Risk-Adjusted Implementation Strategy
The strategy must include a social safety net contingency. If unemployment in Mpumalanga exceeds 40 percent during the transition, the government must be prepared to provide direct income support or public works programs to prevent political instability. Execution will be phased to ensure that no coal plant is shut down until an equivalent amount of reliable capacity is online and synchronized with the grid.
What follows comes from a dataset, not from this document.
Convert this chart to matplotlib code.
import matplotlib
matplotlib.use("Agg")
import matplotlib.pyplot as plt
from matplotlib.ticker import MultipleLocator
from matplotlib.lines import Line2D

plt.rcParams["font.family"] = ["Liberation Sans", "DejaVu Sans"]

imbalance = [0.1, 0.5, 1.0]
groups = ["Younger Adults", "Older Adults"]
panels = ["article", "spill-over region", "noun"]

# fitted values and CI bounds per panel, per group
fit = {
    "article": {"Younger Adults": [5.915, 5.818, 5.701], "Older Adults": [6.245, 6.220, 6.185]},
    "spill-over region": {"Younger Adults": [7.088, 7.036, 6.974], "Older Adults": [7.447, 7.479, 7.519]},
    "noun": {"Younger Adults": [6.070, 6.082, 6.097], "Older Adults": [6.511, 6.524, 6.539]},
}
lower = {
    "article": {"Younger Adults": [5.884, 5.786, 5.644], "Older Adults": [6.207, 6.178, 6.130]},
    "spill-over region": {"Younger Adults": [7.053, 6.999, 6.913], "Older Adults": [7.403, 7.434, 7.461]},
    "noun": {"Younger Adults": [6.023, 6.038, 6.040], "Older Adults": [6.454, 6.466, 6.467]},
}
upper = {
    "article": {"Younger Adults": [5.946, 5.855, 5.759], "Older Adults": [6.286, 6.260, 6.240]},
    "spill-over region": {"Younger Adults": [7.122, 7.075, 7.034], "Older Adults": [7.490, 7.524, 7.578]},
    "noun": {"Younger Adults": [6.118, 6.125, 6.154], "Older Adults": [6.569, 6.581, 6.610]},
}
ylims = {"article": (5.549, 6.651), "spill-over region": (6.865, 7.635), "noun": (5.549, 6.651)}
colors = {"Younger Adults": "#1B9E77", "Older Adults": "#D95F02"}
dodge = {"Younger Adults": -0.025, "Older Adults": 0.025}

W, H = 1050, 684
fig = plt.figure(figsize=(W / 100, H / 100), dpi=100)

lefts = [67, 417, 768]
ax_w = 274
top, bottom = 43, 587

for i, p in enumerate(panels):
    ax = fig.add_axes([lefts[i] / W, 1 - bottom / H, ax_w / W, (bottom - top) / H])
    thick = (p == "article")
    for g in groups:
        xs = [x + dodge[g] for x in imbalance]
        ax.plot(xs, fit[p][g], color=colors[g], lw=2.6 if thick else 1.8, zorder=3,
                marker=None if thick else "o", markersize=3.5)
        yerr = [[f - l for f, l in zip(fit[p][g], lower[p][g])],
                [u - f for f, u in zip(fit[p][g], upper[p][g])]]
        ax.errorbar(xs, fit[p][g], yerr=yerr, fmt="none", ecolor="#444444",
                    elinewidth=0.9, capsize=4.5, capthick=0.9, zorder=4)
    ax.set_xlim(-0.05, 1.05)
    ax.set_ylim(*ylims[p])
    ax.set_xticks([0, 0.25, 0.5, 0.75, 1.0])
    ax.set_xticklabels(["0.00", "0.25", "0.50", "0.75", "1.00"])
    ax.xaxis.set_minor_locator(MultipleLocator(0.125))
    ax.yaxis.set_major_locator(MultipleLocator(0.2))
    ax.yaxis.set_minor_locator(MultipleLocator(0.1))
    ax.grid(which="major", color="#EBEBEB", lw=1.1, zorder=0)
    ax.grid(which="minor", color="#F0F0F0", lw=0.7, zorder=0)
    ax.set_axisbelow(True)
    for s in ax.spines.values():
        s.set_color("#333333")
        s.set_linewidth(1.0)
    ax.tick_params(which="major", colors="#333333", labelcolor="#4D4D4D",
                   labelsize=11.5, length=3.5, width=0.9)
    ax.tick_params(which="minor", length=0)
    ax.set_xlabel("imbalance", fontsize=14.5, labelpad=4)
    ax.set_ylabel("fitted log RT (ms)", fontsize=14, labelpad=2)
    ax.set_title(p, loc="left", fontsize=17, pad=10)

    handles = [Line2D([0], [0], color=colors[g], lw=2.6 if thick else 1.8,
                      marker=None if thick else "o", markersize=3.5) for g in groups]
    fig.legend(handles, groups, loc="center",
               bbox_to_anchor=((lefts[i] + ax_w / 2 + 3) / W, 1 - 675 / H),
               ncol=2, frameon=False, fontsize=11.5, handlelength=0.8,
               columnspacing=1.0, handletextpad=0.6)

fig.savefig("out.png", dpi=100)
4. Executive Review and BLUF
Bottom Line Up Front (BLUF)
The South Africa energy transition will fail if it remains focused on generation technology rather than transmission infrastructure and social stability. The 8.5 billion dollar JETP pledge covers less than 10 percent of the required capital and consists mostly of debt. To succeed, the government must prioritize the construction of 8,000 kilometers of new transmission lines to unlock private investment. Without this, new renewable projects will remain stranded. Furthermore, any plan that does not provide a concrete, funded future for 90,000 coal workers will be blocked by labor unions, leading to continued load shedding and economic stagnation. Speed must be secondary to grid reliability and political consensus.
Dangerous Assumption
The analysis assumes that international partners will remain committed to the 8.5 billion dollar package if South Africa misses intermediate decarbonization milestones due to energy security needs. If this funding is withdrawn or delayed, the entire transition becomes unfunded.
Unaddressed Risks
- Political Volatility: A change in leadership or shift in party priorities could lead to a reversal of the decommissioning schedule, creating massive uncertainty for private investors.
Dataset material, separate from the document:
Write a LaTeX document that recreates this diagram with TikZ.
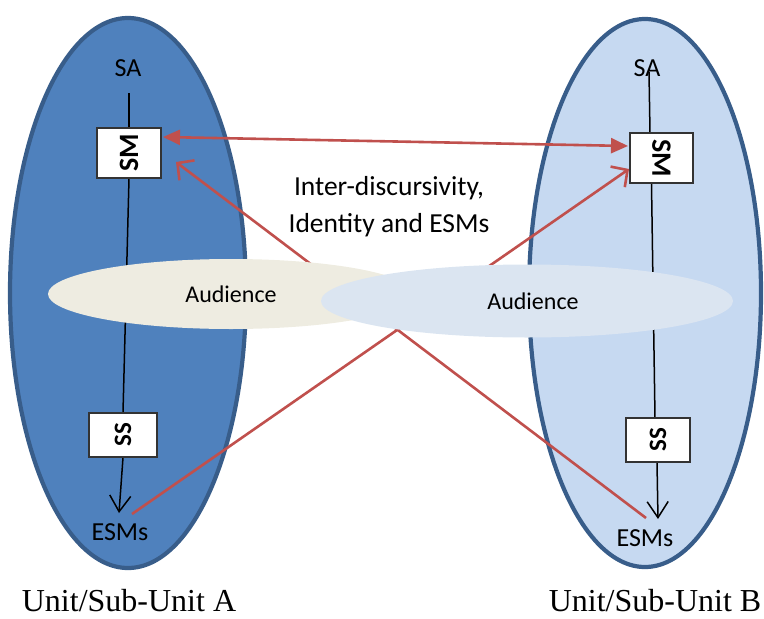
\documentclass[tikz,border=0pt]{standalone}
\usepackage{fontspec}
\usepackage{graphicx}
\setmainfont{Carlito}
\newfontfamily\timesf{Liberation Serif}
\usetikzlibrary{arrows.meta,shapes.geometric}
\definecolor{darkblue}{HTML}{4F81BD}
\definecolor{edgeblue}{HTML}{385D8A}
\definecolor{lightblue}{HTML}{C6D9F1}
\definecolor{beige}{HTML}{EEECE1}
\definecolor{paleblue}{HTML}{DBE5F1}
\definecolor{redline}{HTML}{C0504D}
\begin{document}
\begin{tikzpicture}[x=1pt,y=-1pt,
  unitell/.style={draw=edgeblue, line width=4.2pt},
  audell/.style={ellipse, inner sep=0pt, font=\fontsize{24}{28}\selectfont},
  smbox/.style={draw=black!80, fill=white, line width=1.3pt, inner sep=0pt, font=\fontsize{28}{32}\selectfont\bfseries},
  ssbox/.style={smbox, font=\fontsize{25}{29}\selectfont\bfseries},
  lbl/.style={font=\fontsize{26}{30}\selectfont, inner sep=0pt},
  flow/.style={line width=1.5pt, black},
  flowarrow/.style={flow, -{Straight Barb[length=16pt,width=21pt,line width=1.5pt]}},
  redx/.style={redline, line width=2.6pt, -{Straight Barb[length=12pt,width=25pt,line width=2.6pt]}},
  reddouble/.style={redline, line width=2.6pt, {Triangle[length=17pt,width=15pt]}-{Triangle[length=17pt,width=15pt]}},
  unitlbl/.style={font=\timesf\fontsize{32}{35}\selectfont, inner sep=0pt, anchor=base}
]
\useasboundingbox (0,0) rectangle (764,619);

% big unit ellipses
\fill[darkblue] (128,293) ellipse [x radius=118pt, y radius=275pt];
\draw[unitell] (128,293) ellipse [x radius=118pt, y radius=275pt];
\fill[lightblue] (645,293) ellipse [x radius=116pt, y radius=274pt];
\draw[unitell] (645,293) ellipse [x radius=116pt, y radius=274pt];

% texts inside units
\node[lbl] (saA) at (128,68) {SA};
\node[lbl] (saB) at (647,68) {SA};
\node[lbl] (esmA) at (120,532) {ESMs};
\node[lbl] (esmB) at (645,538) {ESMs};

% boxes (placement)
\node[smbox, minimum width=64pt, minimum height=50pt] (smA) at (129,153) {\rotatebox{90}{SM}};
\node[smbox, minimum width=63pt, minimum height=50pt] (smB) at (661.5,158) {\rotatebox{-90}{SM}};
\node[ssbox, minimum width=68pt, minimum height=44pt] (ssA) at (123,435) {\rotatebox{90}{SS}};
\node[ssbox, minimum width=64pt, minimum height=44pt] (ssB) at (658,440) {\rotatebox{90}{SS}};

% coordinates
\coordinate (lA0) at (129,93);
\coordinate (tipA) at (119,513);
\coordinate (lB0) at (649,72);
\coordinate (tipB) at (658,519);
\coordinate (r1s) at (132,514);
\coordinate (r1e) at (629,169);
\coordinate (r2s) at (646,518);
\coordinate (r2e) at (176,162);
\coordinate (dA) at (163,137);
\coordinate (dB) at (628,146);

% vertical flow lines
\draw[flow] (lA0) -- (smA.north);
\draw[flow] (smA.south) -- (ssA.north);
\draw[flowarrow] (ssA.south) -- (tipA);
\draw[flow] (lB0) -- ([xshift=-11.5pt]smB.north);
\draw[flow] ([xshift=-10pt]smB.south) -- ([xshift=-3pt]ssB.north);
\draw[flowarrow] ([xshift=-1pt]ssB.south) -- (tipB);

% red connectors
\draw[redx] (r1s) -- (r1e);
\draw[redx] (r2s) -- (r2e);
\draw[reddouble] (dA) -- (dB);

% redraw boxes on top
\node[smbox, minimum width=64pt, minimum height=50pt] at (smA) {\rotatebox{90}{SM}};
\node[smbox, minimum width=63pt, minimum height=50pt] at (smB) {\rotatebox{-90}{SM}};
\node[ssbox, minimum width=68pt, minimum height=44pt] at (ssA) {\rotatebox{90}{SS}};
\node[ssbox, minimum width=64pt, minimum height=44pt] at (ssB) {\rotatebox{90}{SS}};

% audience ellipses
\node[audell, fill=beige, minimum width=366pt, minimum height=70pt] (audA) at (231,294) {Audience};
\node[audell, fill=paleblue, minimum width=412pt, minimum height=73pt] (audB) at (527,301) {\hspace*{12pt}Audience};

% central text
\node[font=\fontsize{27.5}{37}\selectfont, align=center, inner sep=0pt] (inter) at (389,207) {Inter-discursivity,\\Identity and ESMs};

% unit labels
\node[unitlbl] (uA) at (129,611) {Unit/Sub-Unit A};
\node[unitlbl] (uB) at (655,611) {Unit/Sub-Unit B};
\end{tikzpicture}
\end{document}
- Supply Chain Bottlenecks: Global competition for solar components and battery minerals may inflate transition costs beyond the 98 billion dollar estimate.
Unconsidered Alternative
The team should evaluate a Regional Energy Integration strategy. Instead of domestic self-sufficiency, South Africa could accelerate the import of hydroelectric power from the Democratic Republic of Congo or gas from Mozambique to provide the necessary baseload, reducing the domestic pressure for immediate grid-scale storage.